Karena perlu kajian lebih mendalam dari pemerintah mengenai risiko, premi dan ganti rugi yang perlu dikenakan berdasarkan faktor-faktor tersebut yang seharusnya berbeda-beda.
Akan menjadi tidak adil apabila petani dengan risiko yang rendah perlu membayar premi yang sama dengan petani berisiko tinggi padahal jumlah ganti rugi yang diberikan sama.
Begitu pula apabila ganti rugi yang diberikan sama padahal biaya yang dikeluarkan petani berbeda karena perbedaan jenis tanaman.
Hal lain yang perlu diperhatikan adalah bahwa petani memiliki risiko lain terkait dengan kepastian harga jual dan harga input serta ketersediannya di pasar.

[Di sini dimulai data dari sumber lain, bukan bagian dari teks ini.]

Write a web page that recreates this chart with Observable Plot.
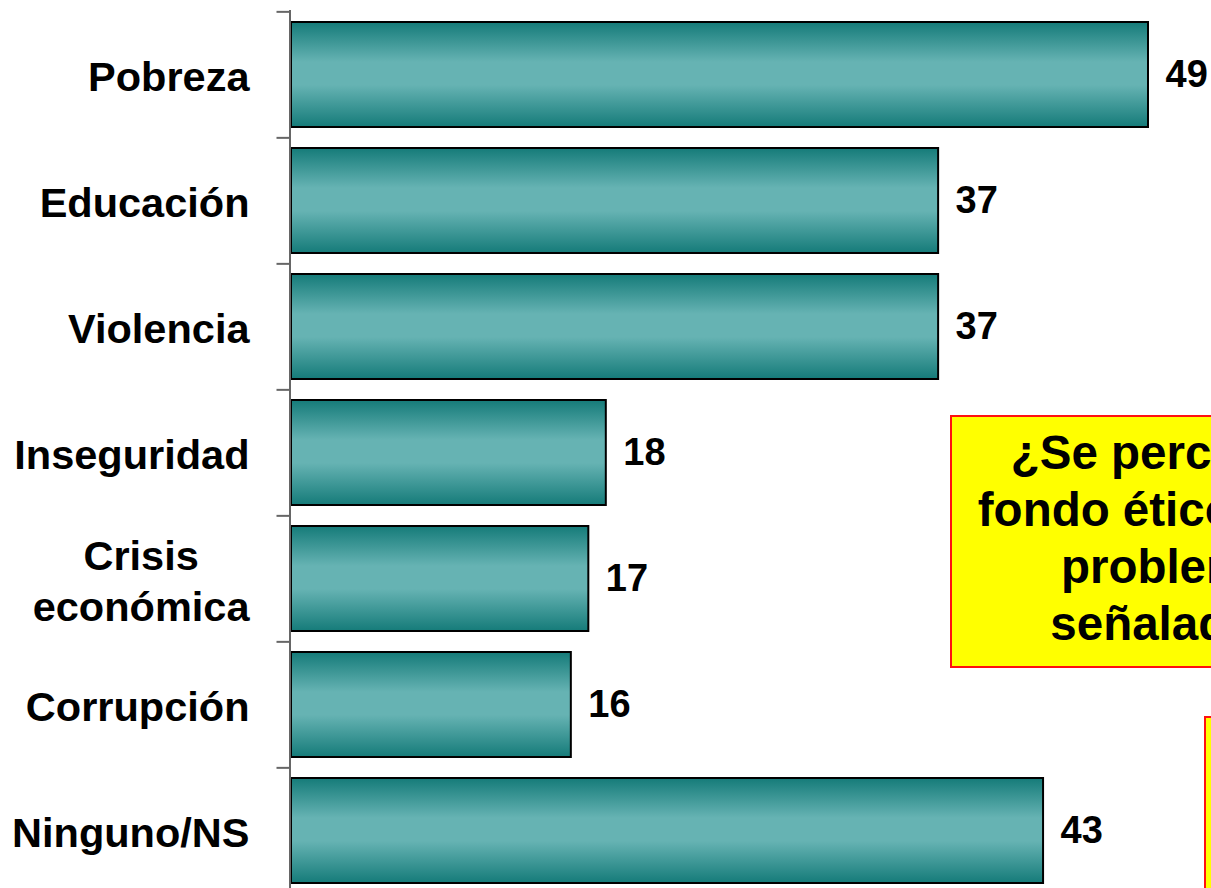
<!DOCTYPE html>
<html>
<head>
<meta charset="utf-8">
<script src="https://cdn.jsdelivr.net/npm/d3@7"></script>
<script src="https://cdn.jsdelivr.net/npm/@observablehq/plot@0.6"></script>
<style>
  html, body { margin: 0; padding: 0; background: #fff; overflow: hidden; width: 1211px; height: 888px; }
  #wrap { position: relative; width: 1211px; height: 888px; overflow: hidden; }
  #chart { position: absolute; left: 0; top: 0; }
  .note {
    position: absolute; box-sizing: border-box;
    background: #ffff00; border: 2px solid #ff1010;
    font-family: "Liberation Sans", Arial, sans-serif; font-weight: bold;
    color: #000; text-align: center;
  }
  #note1 { left: 950px; top: 415px; width: 462px; height: 253px; font-size: 47.5px; line-height: 57px; padding-top: 7px; white-space: nowrap; }
  #note2 { left: 1204px; top: 716px; width: 420px; height: 300px; }
</style>
</head>
<body>
<div id="wrap">
  <div id="chart"></div>
  <div class="note" id="note1">¿Se percibe un<br>fondo ético en los<br>problemas<br>señalados?</div>
  <div class="note" id="note2"></div>
</div>
<script>
const categories = ["Pobreza", "Educación", "Violencia", "Inseguridad", "Crisis\neconómica", "Corrupción", "Ninguno/NS"];
const values = [49, 37, 37, 18, 17, 16, 43];

const data = categories.map((c, i) => ({category: c, value: values[i]}));

const H = 894, MT = 10, MB = 0;
const step = (H - MT - MB) / categories.length;

const svg = Plot.plot({
  width: 1211,
  height: H,
  marginLeft: 291,
  marginRight: 63,
  marginTop: MT,
  marginBottom: MB,
  style: {fontFamily: "'Liberation Sans', Arial, sans-serif", background: "transparent", overflow: "visible"},
  x: {domain: [0, 49], axis: null},
  y: {domain: categories, paddingInner: 0.168, paddingOuter: 0.084, axis: null},
  marks: [
    Plot.barX(data, {x: "value", y: "category", fill: "url(#tealGrad)", stroke: "#000", strokeWidth: 2}),
    Plot.text(data, {x: "value", y: "category", text: d => String(d.value), textAnchor: "start", dx: 17, fontSize: 38, fontWeight: "bold", fill: "#000"}),
    Plot.ruleX([0], {stroke: "#666", strokeWidth: 2, dx: -1.5}),
    Plot.axisY({label: null, tickSize: 13, tickFormat: () => "", color: "#666", strokeWidth: 2, dy: -step / 2, tickPadding: 0, dx: -1.5}),
    Plot.axisY({label: null, tickSize: 0, tickPadding: 42, fontSize: 41.5, fontWeight: "bold", fill: "#000", lineHeight: 1.22})
  ]
});

// gradient definition for the bars
const ns = "http://www.w3.org/2000/svg";
const defs = document.createElementNS(ns, "defs");
const grad = document.createElementNS(ns, "linearGradient");
grad.setAttribute("id", "tealGrad");
grad.setAttribute("x1", "0"); grad.setAttribute("y1", "0");
grad.setAttribute("x2", "0"); grad.setAttribute("y2", "1");
[[0, "#157b79"], [0.38, "#66b3b3"], [0.6, "#66b3b3"], [1, "#157b79"]].forEach(([o, c]) => {
  const s = document.createElementNS(ns, "stop");
  s.setAttribute("offset", o);
  s.setAttribute("stop-color", c);
  grad.appendChild(s);
});
defs.appendChild(grad);
svg.insertBefore(defs, svg.firstChild);

document.getElementById("chart").appendChild(svg);

// center the two-line label as a block (right edge kept)
svg.querySelectorAll("text").forEach(t => {
  const spans = t.querySelectorAll("tspan");
  if (spans.length > 1) {
    let w = 0;
    spans.forEach(s => { w = Math.max(w, s.getComputedTextLength()); });
    t.setAttribute("text-anchor", "middle");
    t.style.textAnchor = "middle";
    spans.forEach(s => {
      const x0 = parseFloat(s.getAttribute("x")) || 0;
      s.setAttribute("x", x0 - w / 2);
    });
  }
});
</script>
</body>
</html>
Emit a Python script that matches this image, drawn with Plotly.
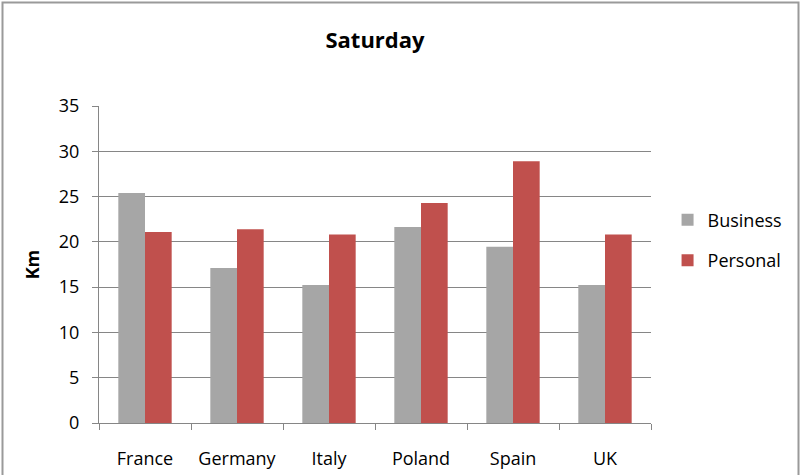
import plotly.graph_objects as go

categories = ["France", "Germany", "Italy", "Poland", "Spain", "UK"]
business = [25.4, 17.1, 15.25, 21.65, 19.45, 15.25]
personal = [21.1, 21.4, 20.8, 24.3, 28.9, 20.8]
y_ticks = [0, 5, 10, 15, 20, 25, 30, 35]

FONT = "Open Sans"

fig = go.Figure()
fig.add_trace(go.Bar(name="Business", x=categories, y=business,
                     marker=dict(color="#A6A6A6", line=dict(width=0)),
                     legendgroup="b"))
fig.add_trace(go.Bar(name="Personal", x=categories, y=personal,
                     marker=dict(color="#C0504D", line=dict(width=0)),
                     legendgroup="p"))

fig.update_layout(
    width=801, height=475,
    margin=dict(l=99, r=150, t=106, b=52),
    paper_bgcolor="white", plot_bgcolor="white",
    barmode="group", bargap=0.42, bargroupgap=0,
    font=dict(family=FONT, size=18, color="#000000"),
    title=dict(text="<b>Saturday</b>", x=0.5, xanchor="center",
               y=0.915, yanchor="middle", xref="paper",
               font=dict(family=FONT, size=22, color="#000000")),
    legend=dict(x=1.03, xanchor="left", y=0.577, yanchor="middle",
                font=dict(family=FONT, size=18), tracegroupgap=14,
                itemwidth=30, bgcolor="rgba(0,0,0,0)"),
    showlegend=True,
)
fig.update_xaxes(showline=True, linecolor="#868686", linewidth=1,
                 ticks="outside", tickson="boundaries", ticklen=6,
                 tickcolor="#868686", showgrid=False, automargin=False,
                 tickfont=dict(family=FONT, size=18), ticklabelstandoff=19)
fig.update_yaxes(range=[0, 35], tickvals=y_ticks, showline=True,
                 linecolor="#868686", linewidth=1, ticks="outside",
                 ticklen=6, tickcolor="#868686", showgrid=True,
                 gridcolor="#868686", gridwidth=1, zeroline=False,
                 automargin=False, ticklabelstandoff=9,
                 tickfont=dict(family=FONT, size=18),
                 title=dict(text="<b>Km</b>", font=dict(family=FONT, size=18),
                            standoff=14))

# outer chart border (bottom edge falls outside the picture)
fig.add_shape(type="rect", xref="paper", yref="paper",
              x0=(2.5 - 99) / 552, x1=(798.5 - 99) / 552,
              y0=(423 - 490) / 317, y1=(423 - 2.5) / 317,
              line=dict(color="#9A9A9A", width=2), fillcolor="rgba(0,0,0,0)",
              layer="below")

fig.write_html("out.html", config={"displayModeBar": False},
               post_script="document.body.style.margin='0';")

Ini dapat menjadi pertimbangan bagi pemerintah untuk memasukkan kriteria ini ke dalam kontrak asuransi atau menyusun program lain yang terintegrasi dengan asuransi pertanian.
Misalnya, pemerintah akan memberikan harga yang lebih murah serta akses ke faktor input semisal pupuk yang lebih baik kepada petani yang memiliki asuransi pertanian.
Strategi seperti ini diharapkan lebih persuasif untuk mengajak masyarakat berasuransi sekaligus memberikan kepastian keuntungan kepada petani yang berdampak terhadap terwujudnya ketahanan pangan yang sustainable sekaligus meningkatkan kesejahteraan petani.
Dengan berbagai tinjauan terhadap asuransi pertanian, penulis berpendapat bahwa program ini perlu untuk dilanjutkan bahkan ditingkatkan sebagai sebuah niat baik pemerintah untuk memakmurkan petani Indonesia.
Program ini perlu untuk terus diawasi dan dievaluasi secara berkelanjutan agar menjadi lebih efektif dan efisien.
Selain itu dalam jangka panjang, banyak manfaat yang bisa didapatkan dari program ini yakni menghindari semakin berkurangnya rumah tangga tani dan lahan pertanian dari tahun ke tahun serta meningkatkan daya beli petani Indonesia sehingga bisa menjadi profesi yang lebih diminati.